THE QUESTION:
What’s signified by shepherds and wise men worshipping the newborn Jesus?
THE RELIGION GUY’S ANSWER:
The world’s most-read and most-recited narratives are quite likely the two independent and contrasting accounts of Jesus’ birth that begin the biblical Gospels of Matthew and Luke.
A particularly striking difference is that Matthew has a Jewish flavor yet features Gentile “wise men from the East” of high status and Luke, aimed at a Gentile audience, tells us of humble Jewish shepherds. Intriguingly, neither Gospel knows of the other’s visitors who came to worship the baby of Bethlehem.
Several decades later, the Book of Acts records, the earliest Christians were busily converting not only Jews but a visiting Ethiopian official, hated Samaritans and Roman occupation soldiers, and then multicultural Gentiles across the Mediterranean region.

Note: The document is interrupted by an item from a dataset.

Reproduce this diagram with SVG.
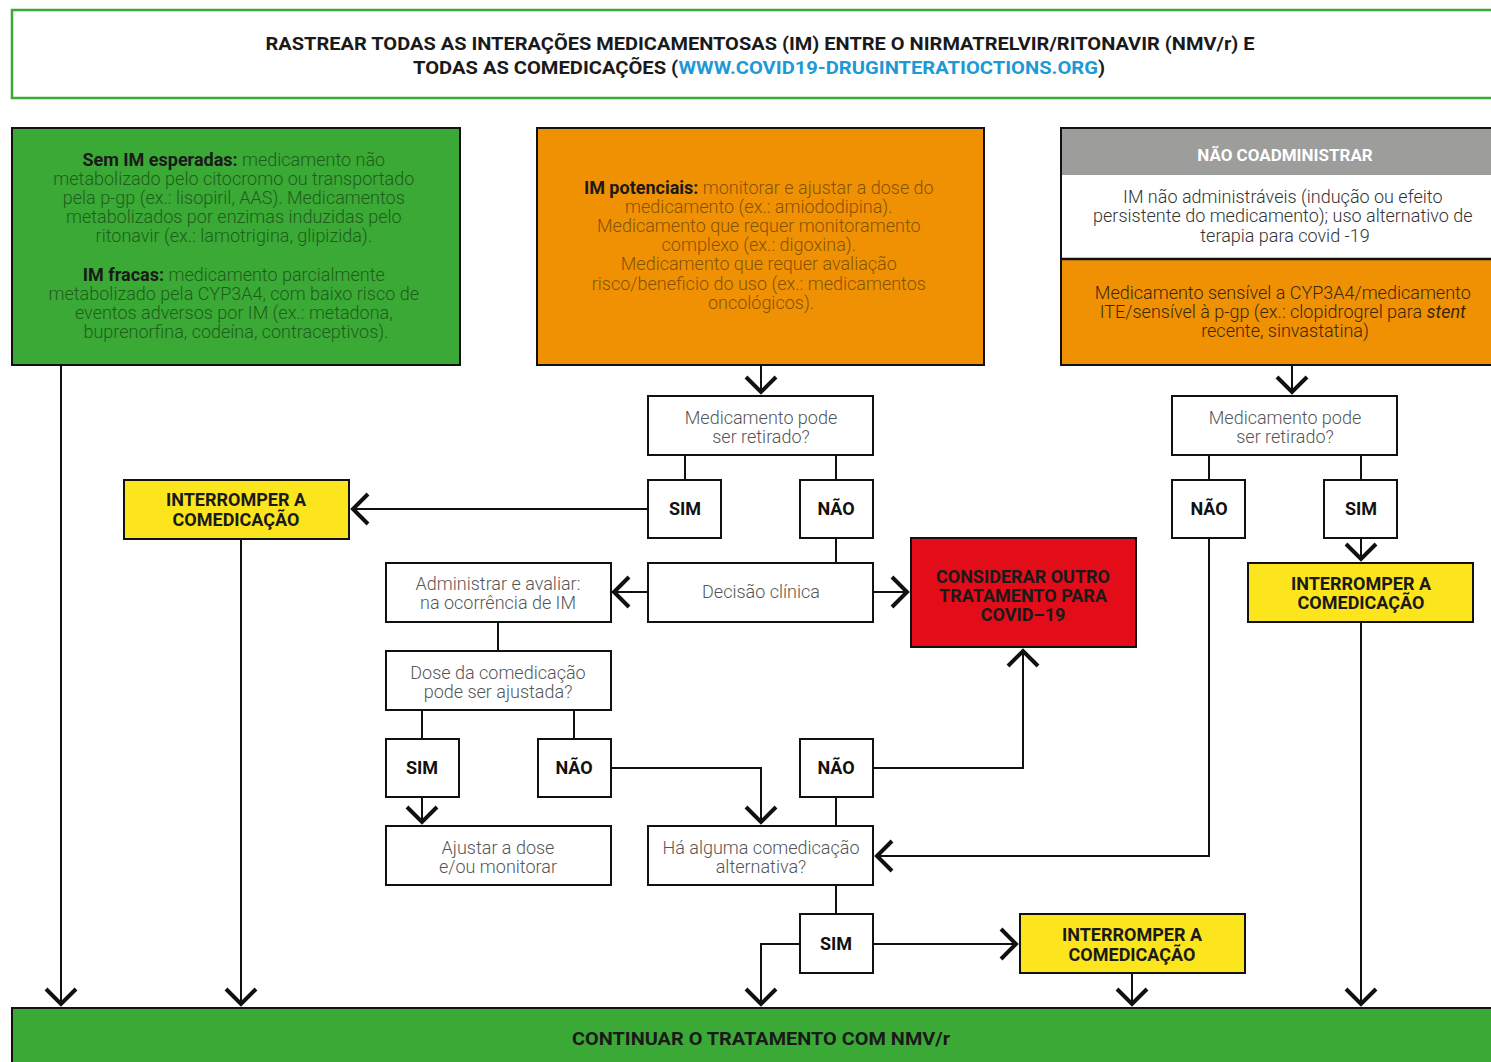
<svg xmlns="http://www.w3.org/2000/svg" width="1491" height="1062" viewBox="0 0 1491 1062">
<style>
.bx{stroke:#111;stroke-width:2}
.wb{fill:#fff;stroke:#111;stroke-width:2}
.t{font-family:Roboto,"Liberation Sans",sans-serif;text-anchor:middle}
.lt{font-weight:300;font-size:18px}
.bd{font-weight:700}
.q{fill:#555}
.gt{fill:#1f5e1b}
.ot{fill:#855300}
.dk{fill:#3a2808}
.lab{font-weight:700;font-size:18px;fill:#111}
.cap{font-weight:700;font-size:18px;fill:#1a1a1a}
.cn{fill:none;stroke:#111;stroke-width:2}
</style>
<defs>
<marker id="ch" markerUnits="userSpaceOnUse" viewBox="-20 -20 40 40" markerWidth="40" markerHeight="40" refX="0" refY="0" orient="auto" overflow="visible">
<path d="M-15,-15 L0,0 L-15,15" fill="none" stroke="#111" stroke-width="4"/>
</marker>
</defs>
<rect width="1491" height="1062" fill="#fff"/>

<g id="header">
<rect x="12" y="10" width="1490" height="88" fill="#fff" stroke="#3aa935" stroke-width="2.5"/>
<text class="t bd" font-size="19" x="760" y="50" fill="#1a1a1a" textLength="989" lengthAdjust="spacingAndGlyphs">RASTREAR TODAS AS INTERAÇÕES MEDICAMENTOSAS (IM) ENTRE O NIRMATRELVIR/RITONAVIR (NMV/r) E</text>
<text class="t bd" font-size="19" x="759" y="74" fill="#1a1a1a" textLength="692" lengthAdjust="spacingAndGlyphs">TODAS AS COMEDICAÇÕES (<tspan fill="#1d9ad6">WWW.COVID19-DRUGINTERATIOCTIONS.ORG</tspan>)</text>
</g>

<g id="sem-im">
<rect class="bx" x="12" y="128" width="448" height="237" fill="#3aa935"/>
<text class="t lt gt">
<tspan x="236" y="166"><tspan class="bd" fill="#1a1a1a">Sem IM esperadas:</tspan> medicamento não</tspan>
<tspan x="236" y="185">metabolizado pelo citocromo  ou transportado</tspan>
<tspan x="236" y="204">pela p-gp (ex.: lisopiril, AAS). Medicamentos</tspan>
<tspan x="236" y="223">metabolizados por enzimas induzidas pelo</tspan>
<tspan x="236" y="242">ritonavir (ex.: lamotrigina, glipizida).</tspan>
<tspan x="236" y="281"><tspan class="bd" fill="#1a1a1a">IM fracas:</tspan> medicamento parcialmente</tspan>
<tspan x="236" y="300">metabolizado pela CYP3A4, com baixo risco de</tspan>
<tspan x="236" y="319">eventos adversos por IM (ex.: metadona,</tspan>
<tspan x="236" y="338">buprenorfina, codeína, contraceptivos).</tspan>
</text>
</g>

<g id="im-potenciais">
<rect class="bx" x="537" y="128" width="447" height="237" fill="#f09104"/>
<text class="t lt ot">
<tspan x="761" y="194"><tspan class="bd" fill="#1a1a1a">IM potenciais:</tspan> monitorar e ajustar a dose do</tspan>
<tspan x="761" y="213">medicamento (ex.: amiododipina).</tspan>
<tspan x="761" y="232">Medicamento que requer monitoramento</tspan>
<tspan x="761" y="251">complexo (ex.: digoxina).</tspan>
<tspan x="761" y="270">Medicamento que requer avaliação</tspan>
<tspan x="761" y="290">risco/beneficio do uso (ex.: medicamentos</tspan>
<tspan x="761" y="309">oncológicos).</tspan>
</text>
</g>

<g id="nao-coadministrar">
<rect class="bx" x="1061" y="128" width="440" height="237" fill="#fff"/>
<rect x="1062" y="129" width="440" height="46" fill="#9d9d9c"/>
<rect x="1062" y="259" width="440" height="105" fill="#f09104"/>
<line x1="1061" y1="259" x2="1500" y2="259" stroke="#111" stroke-width="2.5"/>
<text class="t bd" font-size="17" x="1285" y="161" fill="#fff">NÃO COADMINISTRAR</text>
<text class="t lt" fill="#333">
<tspan x="1285" y="203">IM não administráveis (indução ou efeito</tspan>
<tspan x="1285" y="222">persistente do medicamento); uso alternativo de</tspan>
<tspan x="1285" y="242">terapia para covid -19</tspan>
</text>
<text class="t lt dk">
<tspan x="1285" y="299">Medicamento sensível a CYP3A4/medicamento</tspan>
<tspan x="1285" y="318">ITE/sensível à p-gp (ex.: clopidrogrel para <tspan font-style="italic" font-weight="400">stent</tspan></tspan>
<tspan x="1285" y="337">recente, sinvastatina)</tspan>
</text>
</g>

<g id="q1">
<rect class="wb" x="648" y="396" width="225" height="59"/>
<text class="t lt q"><tspan x="761" y="424">Medicamento pode</tspan><tspan x="761" y="443">ser retirado?</tspan></text>
</g>
<g id="q1-sim"><rect class="wb" x="648" y="480" width="73" height="58"/><text class="t lab" x="685" y="515">SIM</text></g>
<g id="q1-nao"><rect class="wb" x="800" y="480" width="73" height="58"/><text class="t lab" x="836" y="515">NÃO</text></g>

<g id="stop1">
<rect class="bx" x="124" y="480" width="225" height="59" fill="#fce51d"/>
<text class="t cap"><tspan x="236" y="506">INTERROMPER A</tspan><tspan x="236" y="526">COMEDICAÇÃO</tspan></text>
</g>

<g id="decisao">
<rect class="wb" x="648" y="563" width="225" height="59"/>
<text class="t lt q" x="761" y="598">Decisão clínica</text>
</g>

<g id="administrar">
<rect class="wb" x="386" y="563" width="225" height="59"/>
<text class="t lt q"><tspan x="498" y="590">Administrar e avaliar:</tspan><tspan x="498" y="609">na ocorrência de IM</tspan></text>
</g>

<g id="considerar">
<rect class="bx" x="911" y="538" width="225" height="109" fill="#e20d18"/>
<text class="t cap"><tspan x="1023" y="583">CONSIDERAR OUTRO</tspan><tspan x="1023" y="602">TRATAMENTO PARA</tspan><tspan x="1023" y="621">COVID–19</tspan></text>
</g>

<g id="dose">
<rect class="wb" x="386" y="651" width="225" height="59"/>
<text class="t lt q"><tspan x="498" y="679">Dose da comedicação</tspan><tspan x="498" y="698">pode ser ajustada?</tspan></text>
</g>
<g id="dose-sim"><rect class="wb" x="386" y="739" width="73" height="58"/><text class="t lab" x="422" y="774">SIM</text></g>
<g id="dose-nao"><rect class="wb" x="538" y="739" width="73" height="58"/><text class="t lab" x="574" y="774">NÃO</text></g>

<g id="ajustar">
<rect class="wb" x="386" y="826" width="225" height="59"/>
<text class="t lt q"><tspan x="498" y="854">Ajustar a dose</tspan><tspan x="498" y="873">e/ou monitorar</tspan></text>
</g>

<g id="alt-nao"><rect class="wb" x="800" y="739" width="73" height="58"/><text class="t lab" x="836" y="774">NÃO</text></g>

<g id="alternativa">
<rect class="wb" x="648" y="826" width="225" height="59"/>
<text class="t lt q"><tspan x="761" y="854">Há alguma comedicação</tspan><tspan x="761" y="873">alternativa?</tspan></text>
</g>

<g id="alt-sim"><rect class="wb" x="800" y="914" width="73" height="59"/><text class="t lab" x="836" y="950">SIM</text></g>

<g id="stop3">
<rect class="bx" x="1020" y="914" width="225" height="59" fill="#fce51d"/>
<text class="t cap"><tspan x="1132" y="941">INTERROMPER A</tspan><tspan x="1132" y="961">COMEDICAÇÃO</tspan></text>
</g>

<g id="q2">
<rect class="wb" x="1172" y="396" width="225" height="59"/>
<text class="t lt q"><tspan x="1285" y="424">Medicamento pode</tspan><tspan x="1285" y="443">ser retirado?</tspan></text>
</g>
<g id="q2-nao"><rect class="wb" x="1172" y="480" width="73" height="58"/><text class="t lab" x="1209" y="515">NÃO</text></g>
<g id="q2-sim"><rect class="wb" x="1324" y="480" width="73" height="58"/><text class="t lab" x="1361" y="515">SIM</text></g>

<g id="stop2">
<rect class="bx" x="1248" y="563" width="225" height="59" fill="#fce51d"/>
<text class="t cap"><tspan x="1361" y="590">INTERROMPER A</tspan><tspan x="1361" y="609">COMEDICAÇÃO</tspan></text>
</g>

<g id="continuar">
<rect class="bx" x="12" y="1008" width="1490" height="60" fill="#3aa935"/>
<text class="t cap" x="761" y="1045" textLength="378" lengthAdjust="spacingAndGlyphs">CONTINUAR O TRATAMENTO COM NMV/r</text>
</g>

<g id="connectors">
<path class="cn" d="M761,366 V392" marker-end="url(#ch)"/>
<path class="cn" d="M1292,366 V392" marker-end="url(#ch)"/>
<path class="cn" d="M685,455 V480"/>
<path class="cn" d="M836,455 V480"/>
<path class="cn" d="M648,509 H353" marker-end="url(#ch)"/>
<path class="cn" d="M836,538 V563"/>
<path class="cn" d="M648,592 H614" marker-end="url(#ch)"/>
<path class="cn" d="M873,592 H907" marker-end="url(#ch)"/>
<path class="cn" d="M498,622 V651"/>
<path class="cn" d="M422,710 V739"/>
<path class="cn" d="M574,710 V739"/>
<path class="cn" d="M422,797 V822" marker-end="url(#ch)"/>
<path class="cn" d="M611,768 H761 V822" marker-end="url(#ch)"/>
<path class="cn" d="M873,768 H1023 V651" marker-end="url(#ch)"/>
<path class="cn" d="M836,797 V826"/>
<path class="cn" d="M836,885 V914"/>
<path class="cn" d="M873,944 H1016" marker-end="url(#ch)"/>
<path class="cn" d="M800,944 H761 V1004" marker-end="url(#ch)"/>
<path class="cn" d="M1132,973 V1004" marker-end="url(#ch)"/>
<path class="cn" d="M1209,455 V480"/>
<path class="cn" d="M1361,455 V480"/>
<path class="cn" d="M1361,538 V559" marker-end="url(#ch)"/>
<path class="cn" d="M1209,538 V856 H877" marker-end="url(#ch)"/>
<path class="cn" d="M1361,622 V1004" marker-end="url(#ch)"/>
<path class="cn" d="M61,365 V1004" marker-end="url(#ch)"/>
<path class="cn" d="M241,539 V1004" marker-end="url(#ch)"/>
</g>
</svg>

In the Christian understanding, the birth in Bethlehem fulfilled God’s promise in calling Abraham that “by you all the families of the earth will bless themselves” (Genesis 12:3) and the revelation to the prophet Isaiah that Israel would be “a light to the nations” (42:6, 49:6, 60:3).
By the early 50s A.D., the greatest of the early missionaries to Gentiles, St. Paul, would cite the universal call of Abraham as he taught believers that “there is neither Jew nor Greek, there is neither slave nor free, there is neither male nor female; for you are all one in Christ Jesus. And if you are Christ’s then you are Abraham’s offspring, heirs according to promise” (Galatians 3:6-9 and 28-29).